To start the backlog, data analysts should capture the questions that their stakeholders have about their business and put them in a list. Grouping them by relevance is helpful.

However, a simple question does not tell the analyst why the question is being asked in the first place. Answers to large, complex questions are composed of a network of answers to interdependent questions. For example, the question “What is the ratio of widgets used to widgets shipped?” depends on the answers to two child questions:

  • “What is the number of widgets being used during the period?”
  • “What is the number of widgets that were shipped in the period?”

The analyst will need to supplement the questions with information that allows them to break down the question into its dependent questions by answering the why to each question until they get to the bottom-most, base elements. The format the analyst should use to do this is the User Story.

In Agile, the basic unit of work in a backlog is a User Story, which describes the function that a system must provide a user. In data analytics, we can modify the User Story format to identify what we are looking to answer and why. The User Story in data analytics would have three clauses:

As a <role of person needing the answer>
I need to know <question>
So that I can <solve problem X, answer question Y>

The first clause identifies the stakeholder needing this information, and it may be optional if only one stakeholder is asking all the questions. The second clause contains the question and is not optional. The third clause identifies the reason for this question. The third clause is critical if the user story is a dependency of another question or set of questions.

To complete the backlog, the analyst should break the stories down into child stories until they contain only one element with no dependencies.

Prioritize the Backlog

With the questions framed up in user stories and decomposed into their dependencies, the next step for the analyst is to engage their stakeholders in prioritizing the user stories.

Using the list of user stories, the analyst should first size the effort needed to resolve answers to each story and its dependencies. If the data needed to resolve an answer to a story is not readily available in the analyst’s environment, and will need to be requested, extracted, transformed, and loaded, then the analyst should create a user story to identify this data requirement. It should be a dependency of any user story that needs this data. Like other stories, the analyst should estimate the size of the effort needed to get the additional data.

Estimating the size of each backlog item before asking the stakeholders to prioritize them will help identify those stories which, if answered, can provide the greatest value for the least amount of effort. This “bang for the buck” metric may help prioritize the user stories.

The analyst asks their stakeholders to assign an index of relative value or importance to each of the major user stories. The stakeholders should understand that by indicating their priority, they are communicating which user stories they want to have resolved before others. Hence, not everything can have a maximum priority.

Plan the Work

Stakeholders seldom understand how much effort it takes to answer complex questions for which data may not be available or complete. Unless the analyst engages their stakeholders in planning out the analysis work, stakeholder expectations around delivery timeframes are likely to be unrealistic.
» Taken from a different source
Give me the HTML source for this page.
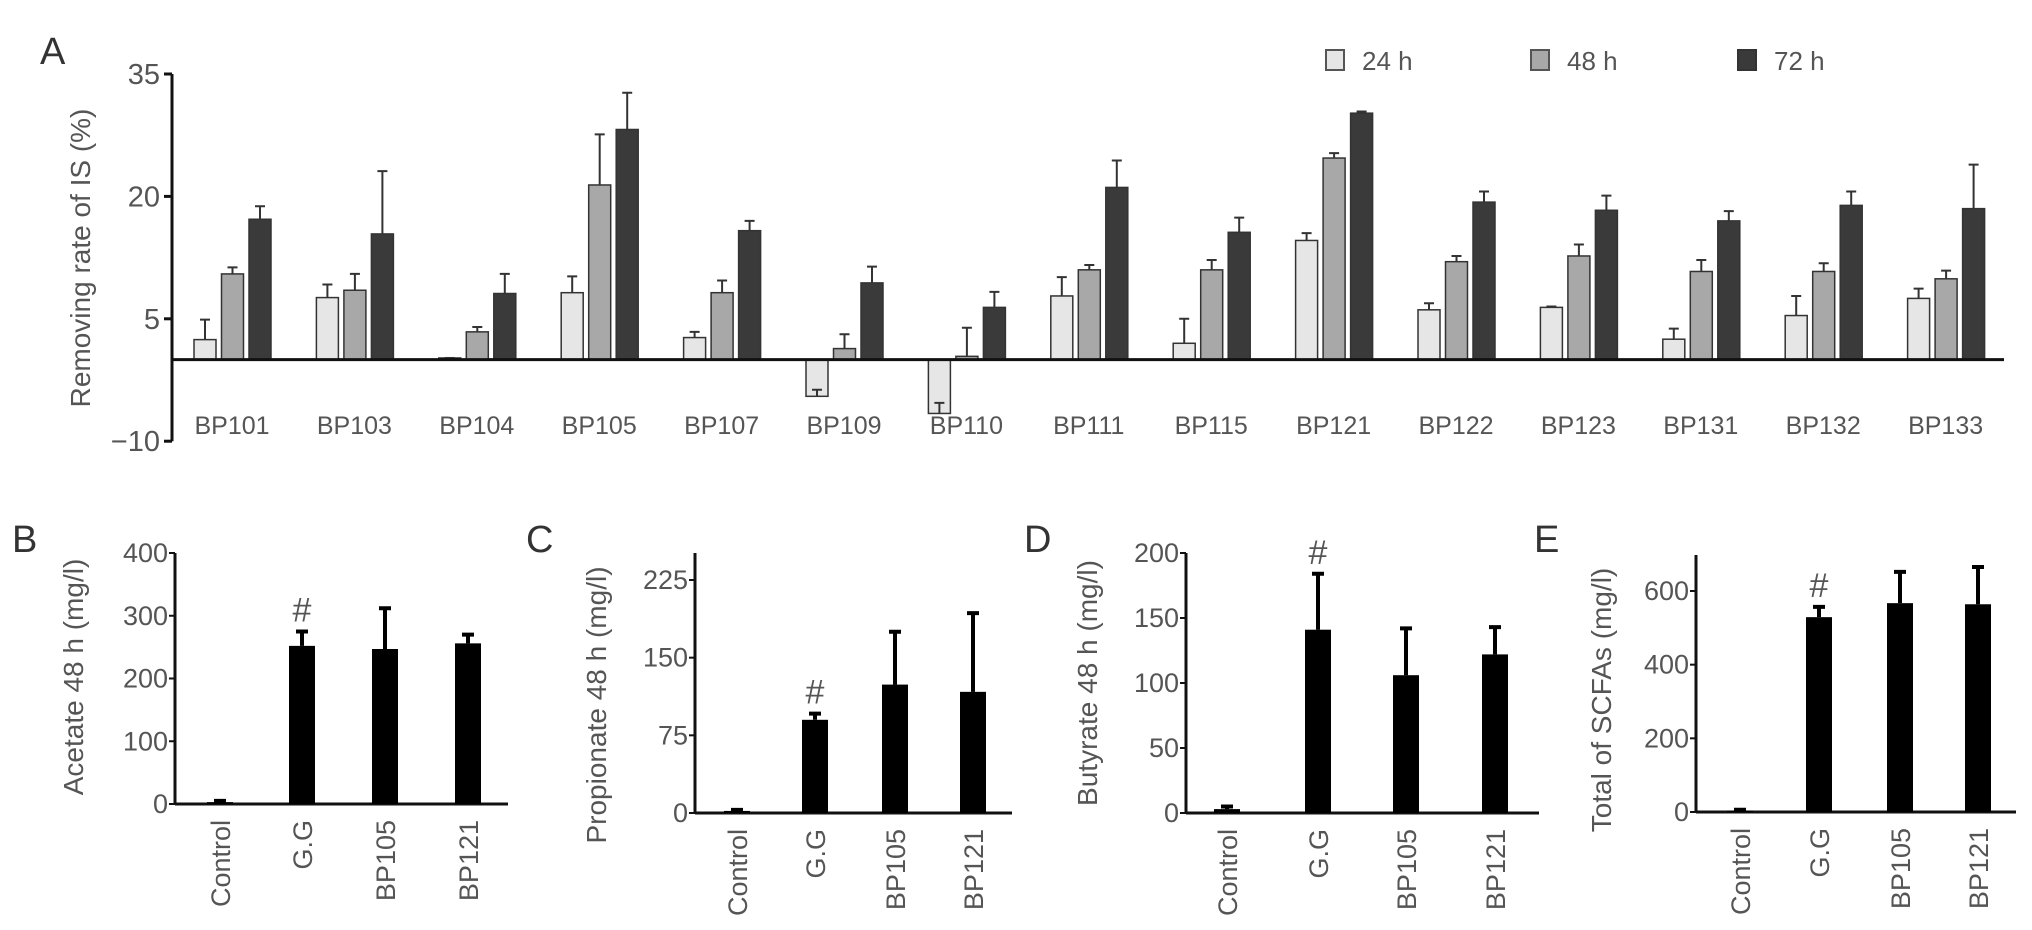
<!DOCTYPE html>
<html><head><meta charset="utf-8">
<style>
html,body{margin:0;padding:0;background:#fff;}
svg{display:block;font-family:"Liberation Sans",Arial,sans-serif;}
.tk{fill:#555;}
</style></head>
<body>
<svg id="fig" width="2032" height="930" viewBox="0 0 2032 930" xmlns="http://www.w3.org/2000/svg">
<text x="40" y="64" font-size="38" fill="#333">A</text>
<g>
 <rect x="1326" y="50" width="18" height="20" fill="#e6e6e6" stroke="#555" stroke-width="2"/>
 <text x="1362" y="70" font-size="26" class="tk">24 h</text>
 <rect x="1531" y="50" width="18" height="20" fill="#a8a8a8" stroke="#555" stroke-width="2"/>
 <text x="1567" y="70" font-size="26" class="tk">48 h</text>
 <rect x="1738" y="50" width="18" height="20" fill="#3a3a3a" stroke="#333" stroke-width="2"/>
 <text x="1774" y="70" font-size="26" class="tk">72 h</text>
</g>
</svg>
<script>
// ---- Panel A data ----
const catsA = ["BP101","BP103","BP104","BP105","BP107","BP109","BP110","BP111","BP115","BP121","BP122","BP123","BP131","BP132","BP133"];
const v24 = [2.45,7.6,0.2,8.2,2.7,-4.5,-6.6,7.8,2.0,14.6,6.1,6.4,2.5,5.4,7.5];
const e24 = [4.9,9.2,0.2,10.2,3.4,-3.7,-5.3,10.1,5.0,15.5,6.9,6.5,3.8,7.8,8.7];
const v48 = [10.5,8.5,3.4,21.4,8.2,1.35,0.4,11.0,11.0,24.7,12.0,12.7,10.8,10.8,9.9];
const e48 = [11.3,10.5,4.0,27.6,9.7,3.1,3.9,11.6,12.2,25.3,12.7,14.1,12.2,11.8,10.9];
const v72 = [17.2,15.4,8.1,28.2,15.8,9.4,6.4,21.1,15.6,30.2,19.3,18.3,17.0,18.9,18.5];
const e72 = [18.8,23.1,10.5,32.7,17.0,11.4,8.3,24.4,17.4,30.4,20.6,20.1,18.2,20.6,23.9];
const ticksA = [35,20,5,-10];
// ---- Panels B-E data ----
const catsB = ["Control","G.G","BP105","BP121"];
const acetate = [3,252,247,256];
const acetateErr = [5,275,312,270];
const ticksAcetate = [0,100,200,300,400];
const propionate = [2,90,124,117];
const propionateErr = [3,96,175,193];
const ticksPropionate = [0,75,150,225];
const butyrate = [3,141,106,122];
const butyrateErr = [5,184,142,143];
const ticksButyrate = [0,50,100,150,200];
const totalScfa = [4,529,567,564];
const totalScfaErr = [6,557,652,665];
const ticksTotal = [0,200,400,600];

const NS="http://www.w3.org/2000/svg";
const svg=document.getElementById('fig');
function mk(tag,attrs,parent){const e=document.createElementNS(NS,tag);for(const k in attrs)e.setAttribute(k,attrs[k]);(parent||svg).appendChild(e);return e;}

// Panel A
const yA = v => 359.6 - v*8.16;
const gA = mk('g',{});


const fills=["#e6e6e6","#a8a8a8","#3a3a3a"];
const series=[[v24,e24],[v48,e48],[v72,e72]];
const sNames=["24h","48h","72h"];
catsA.forEach((c,i)=>{
  const gx=194+i*122.4;
  series.forEach((s,j)=>{
    const x=gx+j*27.5, v=s[0][i], e=s[1][i];
    const top=Math.min(yA(v),yA(0)), h=Math.abs(yA(v)-yA(0));
    const r=mk('rect',{x:x,y:top,width:22,height:Math.max(h,1.5),fill:fills[j],stroke:"#333","stroke-width":1.5},gA);
    
    
    const ey=yA(v), ee=yA(e);
    const l=mk('path',{d:`M${x+11},${ey}V${ee}M${x+6},${ee}H${x+16}`,stroke:"#333","stroke-width":2,fill:"none"},gA);
    
    
  });
  const t=mk('text',{x:gx+38,y:434,"font-size":25,"text-anchor":"middle",class:"tk"},gA);
  t.textContent=c;
  
  
});
mk('path',{d:`M172,${yA(35)}V${yA(-10)}`,stroke:"#111","stroke-width":3},gA);
const zl=mk('path',{d:`M172,${yA(0)}H2004`,stroke:"#111","stroke-width":3},gA);


ticksA.forEach(t=>{
  mk('path',{d:`M164,${yA(t)}H172`,stroke:"#111","stroke-width":3},gA);
  const tx=mk('text',{x:160,y:yA(t)+10,"font-size":29,"text-anchor":"end",class:"tk"},gA);
  tx.textContent=(t<0?"\u2212":"")+Math.abs(t);
  
  
});
const ytA=mk('text',{x:0,y:0,"font-size":28,"text-anchor":"middle",class:"tk",transform:"translate(90,258) rotate(-90)"},gA);
ytA.textContent="Removing rate of IS (%)";



// Small panels
function panel(p){
  const g=mk('g',{});
  
  
  const y=v=>p.y0-(v/p.tmax)*(p.y0-p.ytop);
  const lab=mk('text',{x:p.lx,y:552,"font-size":38,fill:"#333"},g);
  lab.textContent=p.id.toUpperCase();
  
  
  mk('path',{d:`M${p.ax},${p.axTop}V${p.y0}`,stroke:"#111","stroke-width":3},g);
  mk('path',{d:`M${p.ax},${p.y0}H${p.axEnd}`,stroke:"#111","stroke-width":3},g);
  p.ticks.forEach(t=>{
    mk('path',{d:`M${p.ax-6},${y(t)}H${p.ax}`,stroke:"#111","stroke-width":2},g);
    const tx=mk('text',{x:p.ax-7,y:y(t)+9,"font-size":27,"text-anchor":"end",class:"tk"},g);
    tx.textContent=t;
    
    
  });
  catsB.forEach((c,i)=>{
    const cx=p.cx[i];
    const top=y(p.vals[i]);
    const r=mk('rect',{x:cx-13,y:top,width:26,height:p.y0-top,fill:"#000"},g);
    
    
    const ee=y(p.errs[i]);
    const l=mk('path',{d:`M${cx},${top}V${ee}M${cx-6},${ee}H${cx+6}`,stroke:"#000","stroke-width":4,fill:"none"},g);
    
    
    const t=mk('text',{x:0,y:0,"font-size":27,"text-anchor":"end",class:"tk",transform:`translate(${cx+10},${p.y0+16}) rotate(-90)`},g);
    t.textContent=c;
    
    
  });
  const h=mk('text',{x:p.cx[1],y:y(p.errs[1])-10,"font-size":34,"text-anchor":"middle",class:"tk"},g);
  h.textContent="#";
  
  
  const yt=mk('text',{x:0,y:0,"font-size":28,"text-anchor":"middle",class:"tk",transform:`translate(${p.tx},${p.ty}) rotate(-90)`},g);
  yt.textContent=p.title;
  
  
}
panel({id:'b',lx:12,ax:175,axTop:553,axEnd:508,y0:804,ytop:553,tmax:400,ticks:ticksAcetate,vals:acetate,errs:acetateErr,cx:[220,302,385,468],title:"Acetate 48 h (mg/l)",tx:83,ty:677});
panel({id:'c',lx:526,ax:695,axTop:553,axEnd:1012,y0:813,ytop:580,tmax:225,ticks:ticksPropionate,vals:propionate,errs:propionateErr,cx:[737,815,895,973],title:"Propionate 48 h (mg/l)",tx:606,ty:705});
panel({id:'d',lx:1024,ax:1186,axTop:553,axEnd:1539,y0:813,ytop:553,tmax:200,ticks:ticksButyrate,vals:butyrate,errs:butyrateErr,cx:[1227,1318,1406,1495],title:"Butyrate 48 h (mg/l)",tx:1097,ty:683});
panel({id:'e',lx:1534,ax:1696,axTop:555,axEnd:2016,y0:812,ytop:591,tmax:600,ticks:ticksTotal,vals:totalScfa,errs:totalScfaErr,cx:[1740,1819,1900,1978],title:"Total of SCFAs (mg/l)",tx:1611,ty:700});
</script>
</body></html>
We recommend that analysts and their stakeholders plan to complete as many prioritized user stories as they can within five two-week sprints. Schedule reviews of findings with stakeholders every two weeks. Incorporate feedback at these reviews and re-prioritize the user stories in the backlog when necessary.

The ten-week planning horizon affords a sufficient amount time to complete the larger and more complex user stories, especially those that require adding data to the analysis set. Reviewing the findings every two weeks maintains stakeholder engagement and a level of guidance and direction.

Near the end of the ten-week period, the analysts should summarize findings from the entire ten-week period, and plan for the next ten-week period.

Understand the End-to-End Process

Too often, data analysts do not understand the process from end to end in which the data they analyze gets created or modified. Not having this understanding introduces a risk that analysts will go off-track and produce findings that are not based on what the data actually represents.

Whenever this understanding is missing, the analysts should plan an effort to gain this understanding and create a document that clearly captures and communicates the activity flow and the data that gets captured along the way. Analysts should create user stories to complete the process analysis, decompose them into child stories, and add them to the backlog, making them dependencies of any user story that seeks to resolve answers to questions about this end-to-end process. Stakeholders should give these process analysis user stories sufficient priority in order to ensure meaningful and actionable findings.

Summary

We have seen analysts and their stakeholders achieve closer collaboration, realistic expectations, and actionable findings when they put the structure of an Agile framework around their efforts. We found that by using this iterative framework to structure a process of exploration, organizations can yield the maximum valuable insights from data. We recommend it.